Problem

Given an array of integer write an algorithm to find the majority element in it (if exist).

Boyer Moore Majority Vote Algorithm

We have already seen the problem and some solutions - Majority Element 1 - with n by 2 definition

In this article we will see O(n) solution with constant extra space.

As per above algorithm we can divide out implementation into two parts

  1. First iteration – Find the element which could be a majority element.
  2. Second iteration – check the element(found in first iteration) count is greater than n/2

First Iteration – Find the Element Which Could Be a Majority Element

  • Iterate through array and maintain the count of majority_element.(starts with first element in the array.)
  • If next element is same then increment the count
  • If next element is not same then decrement the count.
  • If count becomes zero then majority_element = current element, count =1.
  • After the first iteration majority_element will be the candidate which might have the count > n/2.

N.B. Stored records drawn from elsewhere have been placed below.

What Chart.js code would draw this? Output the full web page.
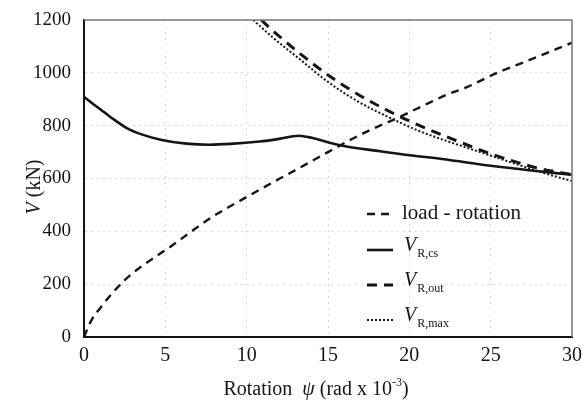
<!DOCTYPE html>
<html>
<head>
<meta charset="utf-8">
<script src="https://cdn.jsdelivr.net/npm/chart.js@4.4.1/dist/chart.umd.min.js"></script>
<style>
  html, body { margin: 0; padding: 0; background: #fff; }
  #wrap { width: 582px; height: 401px; }
</style>
</head>
<body>
<div id="wrap"><canvas id="c" width="582" height="401"></canvas></div>
<script>
// rotation psi (rad x 10^-3) and shear V (kN)
const rotLoad = [0, 0.4, 1, 1.8, 2.5, 3.4, 4.3, 5.3, 6.5, 7.9, 10, 11.9, 13.3, 15, 17, 19.4, 21, 22.3, 23.5, 25.4, 27.4, 30];
const vLoad   = [0, 57, 110, 170, 215, 261, 300, 341, 395, 455, 530, 595, 642, 700, 766, 833, 880, 917, 945, 1000, 1049, 1114];

const rotCs = [0, 0.5, 1, 1.6, 2.6, 3.5, 4.7, 6.3, 7.7, 9, 10.8, 12, 13.2, 14, 15, 15.9, 18.2, 20, 22, 25, 27.5, 30];
const vCs   = [909, 885, 862, 834, 792, 768, 747, 732, 728, 731, 740, 750, 762, 754, 737, 724, 703, 688, 674, 648, 630, 614];

const rotOut = [10.9, 11.6, 13.3, 15, 16.8, 18.8, 20.5, 22.7, 24.8, 26.8, 28, 30];
const vOut   = [1200, 1160, 1072, 992, 920, 853, 804, 748, 698, 658, 638, 615];

const rotMax = [10.4, 11.6, 13.3, 14.9, 16.8, 18.8, 20.6, 22.4, 24.2, 26.2, 28.2, 30];
const vMax   = [1200, 1134, 1050, 970, 893, 830, 780, 740, 703, 662, 622, 590];

const xTicks = [0, 5, 10, 15, 20, 25, 30];
const yTicks = [0, 200, 400, 600, 800, 1000, 1200];

// "main|subscript"
const seriesLabels = ['load - rotation', 'V|R,cs', 'V|R,out', 'V|R,max'];

const serif = '"Liberation Serif", "DejaVu Serif", serif';
const ink = '#151515';

function pts(xs, ys) { return xs.map((x, i) => ({ x: x, y: ys[i] })); }

const styles = [
    { dash: [8, 6], width: 2.4 },
    { dash: [], width: 2.6 },
    { dash: [10, 7], width: 3 },
    { dash: [2, 2], width: 2 }
];

const datasets = [pts(rotLoad, vLoad), pts(rotCs, vCs), pts(rotOut, vOut), pts(rotMax, vMax)].map((d, i) => ({
    label: seriesLabels[i].replace('|', ''),
    data: d,
    borderColor: ink,
    borderWidth: styles[i].width,
    borderDash: styles[i].dash,
    pointRadius: 0,
    fill: false,
    tension: 0.4,
    cubicInterpolationMode: 'monotone'
}));

const annotPlugin = {
    id: 'annot',
    afterDraw(chart) {
        const ctx = chart.ctx;
        const a = chart.chartArea;
        ctx.save();

        // top and right frame
        ctx.strokeStyle = '#7a7a7a';
        ctx.lineWidth = 1.5;
        ctx.setLineDash([]);
        ctx.beginPath();
        ctx.moveTo(a.left, a.top);
        ctx.lineTo(a.right, a.top);
        ctx.lineTo(a.right, a.bottom);
        ctx.stroke();

        // legend
        const lx0 = 367, lx1 = 393, tx = 402;
        const rows = [213, 249, 284, 319];
        ctx.fillStyle = ink;
        ctx.textBaseline = 'middle';
        ctx.textAlign = 'left';
        seriesLabels.forEach((lab, i) => {
            const y = rows[i];
            ctx.strokeStyle = ink;
            ctx.lineWidth = styles[i].width;
            ctx.setLineDash(styles[i].dash);
            ctx.beginPath();
            ctx.moveTo(lx0, y + 1);
            ctx.lineTo(lx1, y + 1);
            ctx.stroke();
            const parts = lab.split('|');
            if (parts.length === 1) {
                ctx.font = '21px ' + serif;
                ctx.fillText(parts[0], tx, y);
            } else {
                ctx.font = 'italic 20px ' + serif;
                ctx.fillText(parts[0], tx + 2, y - 3);
                const w = ctx.measureText(parts[0]).width;
                ctx.font = '12px ' + serif;
                ctx.fillText(parts[1], tx + 2 + w + 1, y + 5);
            }
        });
        ctx.setLineDash([]);

        // y axis title
        ctx.save();
        ctx.translate(35, 187);
        ctx.rotate(-Math.PI / 2);
        ctx.textAlign = 'left';
        ctx.font = 'italic 20px ' + serif;
        const vW = ctx.measureText('V').width;
        ctx.font = '20px ' + serif;
        const rest = ' (kN)';
        const rW = ctx.measureText(rest).width;
        const start = -(vW + rW) / 2;
        ctx.font = 'italic 20px ' + serif;
        ctx.fillText('V', start, 0);
        ctx.font = '20px ' + serif;
        ctx.fillText(rest, start + vW, 0);
        ctx.restore();

        // x axis title: Rotation ψ (rad x 10^-3)
        const segs = [
            { t: 'Rotation  ', f: '20px ' + serif, dy: 0 },
            { t: 'ψ', f: 'italic 20px ' + serif, dy: 0 },
            { t: ' (rad x 10', f: '20px ' + serif, dy: 0 },
            { t: '-3', f: '12px ' + serif, dy: -7 },
            { t: ')', f: '20px ' + serif, dy: 0 }
        ];
        let total = 0;
        segs.forEach(s => { ctx.font = s.f; s.w = ctx.measureText(s.t).width; total += s.w; });
        let x = 316 - total / 2;
        const by = 390;
        segs.forEach(s => {
            ctx.font = s.f;
            ctx.fillText(s.t, x, by + s.dy);
            x += s.w;
        });

        ctx.restore();
    }
};

new Chart(document.getElementById('c'), {
    type: 'line',
    data: { datasets: datasets },
    options: {
        responsive: false,
        animation: false,
        layout: { padding: { left: 0, right: 10, top: 20, bottom: 0 } },
        plugins: { legend: { display: false }, tooltip: { enabled: false } },
        scales: {
            x: {
                type: 'linear',
                min: 0, max: 30,
                afterBuildTicks: s => { s.ticks = xTicks.map(v => ({ value: v })); },
                afterFit: s => { s.height = 64; s.paddingLeft = 0; s.paddingRight = 0; },
                ticks: { color: ink, font: { family: serif, size: 20 }, padding: 7, maxRotation: 0, callback: v => String(v) },
                grid: { color: 'rgba(0,0,0,0.16)', drawTicks: false },
                border: { color: ink, width: 2, dash: [2, 4] }
            },
            y: {
                min: 0, max: 1200,
                afterBuildTicks: s => { s.ticks = yTicks.map(v => ({ value: v })); },
                afterFit: s => { s.width = 84; s.paddingTop = 0; s.paddingBottom = 0; },
                ticks: { color: ink, font: { family: serif, size: 19 }, padding: 13, callback: v => String(v) },
                grid: { color: 'rgba(0,0,0,0.16)', drawTicks: false },
                border: { color: ink, width: 2, dash: [2, 4] }
            }
        }
    },
    plugins: [annotPlugin]
});
</script>
</body>
</html>
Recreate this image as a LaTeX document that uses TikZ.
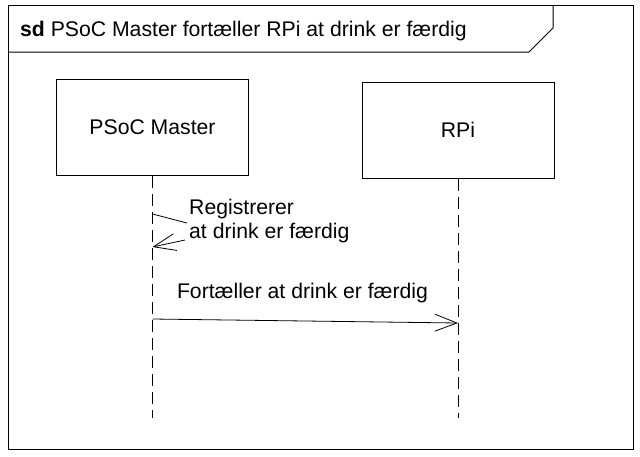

Second Iteration – Check the Element (found in First iteration) Count is Greater Than n/2

  • Iterate through array and get the count of element found in first step. If count is >n/2 then print it.
  • If count is less than n/2 then ignore it, array does not have majority element.

Complexity

  • ⏰ Time complexity: O(n)
  • 🧺 Space complexity: O(1)

Code

Java

public int majorityElement(int[] arrA) {
	int size = arrA.length;
	if (size == 0)
		return;

	int majorityElement = arrA[0];
	int count = 1;
	for (int i = 1; i<size; i++) {
		if (majorityElement == arrA[i]) {
			count++;
		} else if (count == 0) {
			majorityElement = arrA[i];
			count = 1;
		} else {
			count--;
		}
	}
	//check if majorityElement is appearing more than n/2 times
	count = 0;
	for (int i = 0; i<size; i++) {
		if (arrA[i] == majorityElement) {
			count++;
		}
	}
	if (count > size / 2)
		return majorityElement;
	else
		return -1;
}

Dry Run

First Iteration:

int [] arrA = {5,3,3,5,5,1,5};
i = 0, majority_element = 5
count  = 1

int [] arrA = {5,3,3,5,5,1,5};
i = 1, current_element=3, majority_element = 5
count=0 (current element is not same, count = count -1)

int [] arrA = {5,3,3,5,5,1,5};
i = 2, current_element=3, majority_element = 3
count=1 (count was 0 so, majority_element = current_element)

int [] arrA = {5,3,3,5,5,1,5};
i = 3, current_element=5, majority_element= 3
count=0(current element is not same, count = count-1)

int [] arrA = {5,3,3,5,5,1,5};
i = 4 current_element=5, majority_element= 5
count = 1(count was 0 so, majority_element = current_element)

int [] arrA = {5,3,3,5,5,1,5};
i = 5, current_element=1, majority_element= 5,
count=0(current element is not same, count = count-1)

int [] arrA = {5,3,3,5,5,1,5};
i = 6, current_element=5, majority_element= 5
count = 1(count was 0 so, majority_element = current_element)

Now majority_element = 5,

Do the second iteration and check the count of 5.

What if majority element is guaranteed

In Leetcode problem, Majority element is guaranteed, so we don’t need second pass:

public int majorityElement(int[] nums) {
	int result = 0, count = 0;

	for (int i = 0; i<nums.length; i++) {
		if (count == 0) {
			result = nums[i];
			count = 1;
		} else if (result == nums[i]) {
			count++;
		} else {
			count--;
		}
	}

	return result;
}

Why We Need Second Pass?

I think the following intuition for the Boyer-Moore algorithm might shed some light on why two passes are necessary.

The algorithm is based on the following idea. Imagine each element of your array is a person in a room holding a card with a number on it. Each person in the room wanders around until they meet someone else. If the two people are holding different numbers, they each sit down. Otherwise, they keep moving around until they encounter someone else. Eventually, some number of people will be left standing.

If there is a true majority element, the group of the last people standing will definitely have the majority element because no matter how people pair off there’s too many people in the majority for all of them to have been eliminated. But if there isn’t a majority, there could still be someone left standing at the end holding a non-majority element. For example, maybe they just happened to have not encountered anyone with a different value while everyone else sat down.

The reason for the second pass is to differentiate between these two cases. If there is a majority at all, it has to end up as the final candidate. If there isn’t, something might still end up as the final candidate and you need to rule that case out.